Lors de ce dîner, Piétri a offert à l’alcalde 1000 pesetas pour les pauvres.

Le botafumeiro
Le jour de la Saint-Louis
« Le 25 août, le programme comportait d’abord une messe, dite par le RP Azémar à la chapelle dite du roi de France. En même temps que les personnalités que j’ai énumérées plus haut et les quelques Français de l’endroit, un nombreux public d’habitants de Saint-Jacques et de pèlerins y assistaient. Après la messe nous nous sommes rendus processionnellement au maître-autel de la cathédrale, où a eu lieu l’offrande que j’ai faite, suivant le rite, à genoux, au nom du Maréchal, en présence du doyen du chapitre, qualifié pour la recevoir. L’archevêque de Saint-Jacques, alité, s’était fait excuser et remplacer par son vicaire général. En réponse à mon invocation, le doyen a fait un bref discours où il parla de la France en termes émouvants. La cérémonie s’est terminée, devant une très nombreuse affluence, par le baiser au buste de l’apôtre et par la curieuse et traditionnelle manœuvre du botafumeiro, immense encensoir d’argent massif que des clercs spécialisés balancent, au moyen d’un système de poulies et auquel ils font décrire, à travers l’église, un demi-cercle total de 35 m. de rayon. Il n’est procédé à cette impressionnante solennité qu’en présence de grands visiteurs ou pour les pèlerinages importants. Je passe brièvement sur le restant du programme de l’après-midi : visite à l’archevêque malade, lequel m’a prié de le rappeler au souvenir du Maréchal qu’il a reçu à Saint-Jacques en 1939 ; grand déjeuner offert par moi aux autorités civiles, militaires et ecclésiastiques ; réception solennelle au siège de l’archiconfrérie où j’ai signé un Livre d’or et où j’ai été confirmé comme « frère majeur » de cette communauté ».
« J’ajoute que le présent du Maréchal, un ciboire d’argent et ivoire de style moderne, œuvre de l’orfèvre Puiforcat, exposé à proximité de l’autel, a été fort admiré par la foule des pèlerins et des fidèles qui ont défilé devant lui au cours de l’après-midi ».
  Après la fête Le 31 août, Pietri déçu du manque d’échos dans la presse française, insiste auprès de Laval pour que :
« le Secrétariat de l’information veuille bien faire paraître quelque chose dans la presse française au sujet de l’offrande que j’ai faite à Saint-Jacques-de-Compostelle au nom du maréchal… Il semble que la presse française n’en ait même pas parlé… Havas OFI a pourtant expédié à Vichy les 24, 25 et 26 août des informations étendues sur ma visite… Une pareille abstention est fâcheuse et n’est pas de nature à encourager certains efforts ».
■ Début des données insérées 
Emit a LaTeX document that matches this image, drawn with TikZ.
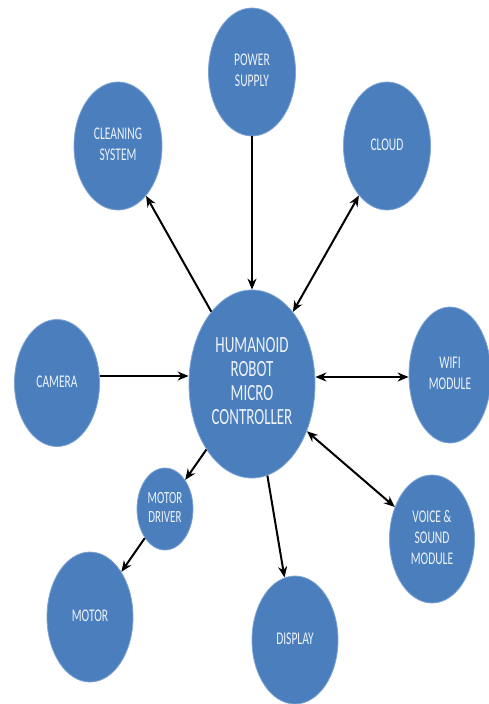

La Croix du 25 septembre obtempère et ajoute un second compte-rendu plus fourni que celui qu’elle avait publié le 30 août :
« Au nom du maréchal Pétain, chef de l’Etat, et après avoir prononcé l’offrande traditionnelle, M. Piétri a remis à la cathédrale un ciboire en vermeil et ivoire, chef-d’œuvre de l’art français, réalisé par l’orfèvre parisien Jean Puiforcat ».

Pourquoi le choix de Puiforcat ?

Le ciboire offert par le Maréchal Pétain à la cathédrale de Compostelle
Jean-Élisée Puiforcat, engagé à 17 ans en 1914, est entré en 1920 dans l’orfèvrerie familiale fondée à Paris. Il révèle un  grand talent de créateur d’avant-garde et fait ainsi la renommée de la maison. En 1925, il se fait également remarquer par ses œuvres religieuses. En mars 1940, il arrive à Madrid et demande à devenir membre libre de la Casa Velasquez. En même temps, il était en mission d'observation pour le compte des services de renseignement français !
En 1943 il n’est plus en Espagne mais ses œuvres sont très appréciées par le gouvernement de Vichy qui lui commande parfois des coupes pour des épreuves sportives. C’est tout naturellement vers lui que s’est tourné le maréchal Pétain pour la commande de ce « bel objet religieux » que l'ambassadeur souhaitait offrir.
Le   maréchal demanda que texte suivant soit gravé sur l’écrin : " offert par le maréchal Pétain à la confrérie de Saint-Jacques de Compostelle le 25 août 1943, fête de Saint-Louis des Français ".
Le 11 février 1944 il fait envoyer une nouvelle plaque destinée à être fixée au ciboire mais on n’en connaît pas le texte.  Ce ciboire est aujourd’hui dans le Trésor de la cathédrale, près de la chapelle des reliques. Sa sobriété moderne contraste singulièrement avec les autres pièces anciennes qu’il côtoie.
Aucune gravure n’est visible sur les photos.